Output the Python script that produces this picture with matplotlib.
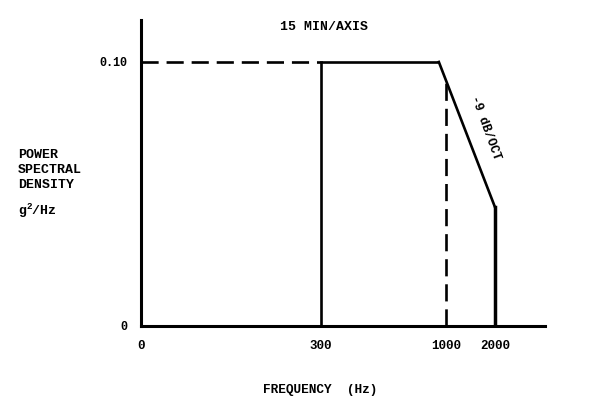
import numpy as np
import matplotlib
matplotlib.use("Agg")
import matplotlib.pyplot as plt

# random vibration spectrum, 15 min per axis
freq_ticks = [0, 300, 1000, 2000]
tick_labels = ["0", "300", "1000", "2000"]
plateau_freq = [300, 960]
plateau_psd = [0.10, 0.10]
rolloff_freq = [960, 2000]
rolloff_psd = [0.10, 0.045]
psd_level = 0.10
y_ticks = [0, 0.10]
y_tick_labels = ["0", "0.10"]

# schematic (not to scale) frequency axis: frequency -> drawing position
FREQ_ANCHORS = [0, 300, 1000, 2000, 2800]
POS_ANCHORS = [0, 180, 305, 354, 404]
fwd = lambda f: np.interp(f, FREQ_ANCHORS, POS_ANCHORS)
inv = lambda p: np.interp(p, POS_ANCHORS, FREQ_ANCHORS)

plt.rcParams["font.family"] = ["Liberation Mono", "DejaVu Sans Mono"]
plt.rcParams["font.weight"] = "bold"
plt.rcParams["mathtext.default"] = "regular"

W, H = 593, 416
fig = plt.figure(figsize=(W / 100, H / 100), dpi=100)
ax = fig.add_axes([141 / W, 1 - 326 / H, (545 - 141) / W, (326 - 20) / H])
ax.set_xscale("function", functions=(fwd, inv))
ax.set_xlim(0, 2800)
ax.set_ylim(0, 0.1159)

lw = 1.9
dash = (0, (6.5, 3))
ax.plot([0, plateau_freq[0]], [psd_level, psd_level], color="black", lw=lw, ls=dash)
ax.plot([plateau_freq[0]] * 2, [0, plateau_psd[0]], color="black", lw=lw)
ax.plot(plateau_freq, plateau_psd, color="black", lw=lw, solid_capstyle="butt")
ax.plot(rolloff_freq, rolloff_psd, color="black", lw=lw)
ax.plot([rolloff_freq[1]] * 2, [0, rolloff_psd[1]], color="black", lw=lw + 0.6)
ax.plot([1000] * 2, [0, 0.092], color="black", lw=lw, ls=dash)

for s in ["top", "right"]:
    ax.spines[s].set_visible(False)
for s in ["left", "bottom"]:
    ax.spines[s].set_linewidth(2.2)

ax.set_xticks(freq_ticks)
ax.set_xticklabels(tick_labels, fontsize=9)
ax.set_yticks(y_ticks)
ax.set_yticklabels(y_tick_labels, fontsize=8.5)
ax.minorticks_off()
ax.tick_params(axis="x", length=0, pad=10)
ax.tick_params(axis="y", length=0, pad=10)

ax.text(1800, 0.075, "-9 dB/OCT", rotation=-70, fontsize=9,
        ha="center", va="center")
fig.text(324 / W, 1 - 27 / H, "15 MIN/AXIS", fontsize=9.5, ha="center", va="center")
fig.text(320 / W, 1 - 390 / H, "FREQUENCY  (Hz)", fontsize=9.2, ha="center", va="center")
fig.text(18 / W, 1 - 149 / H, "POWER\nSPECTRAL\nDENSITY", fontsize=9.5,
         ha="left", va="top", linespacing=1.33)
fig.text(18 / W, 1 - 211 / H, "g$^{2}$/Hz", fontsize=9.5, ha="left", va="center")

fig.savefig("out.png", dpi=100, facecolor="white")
━━━
**Task objective**
Reproduce the material above from its first line through the line containing "import matplotlib.pyplot as plt", both ends included, and skip every picture.

**Output below**
Output the Python script that produces this picture with matplotlib.
import numpy as np
import matplotlib
matplotlib.use("Agg")
import matplotlib.pyplot as plt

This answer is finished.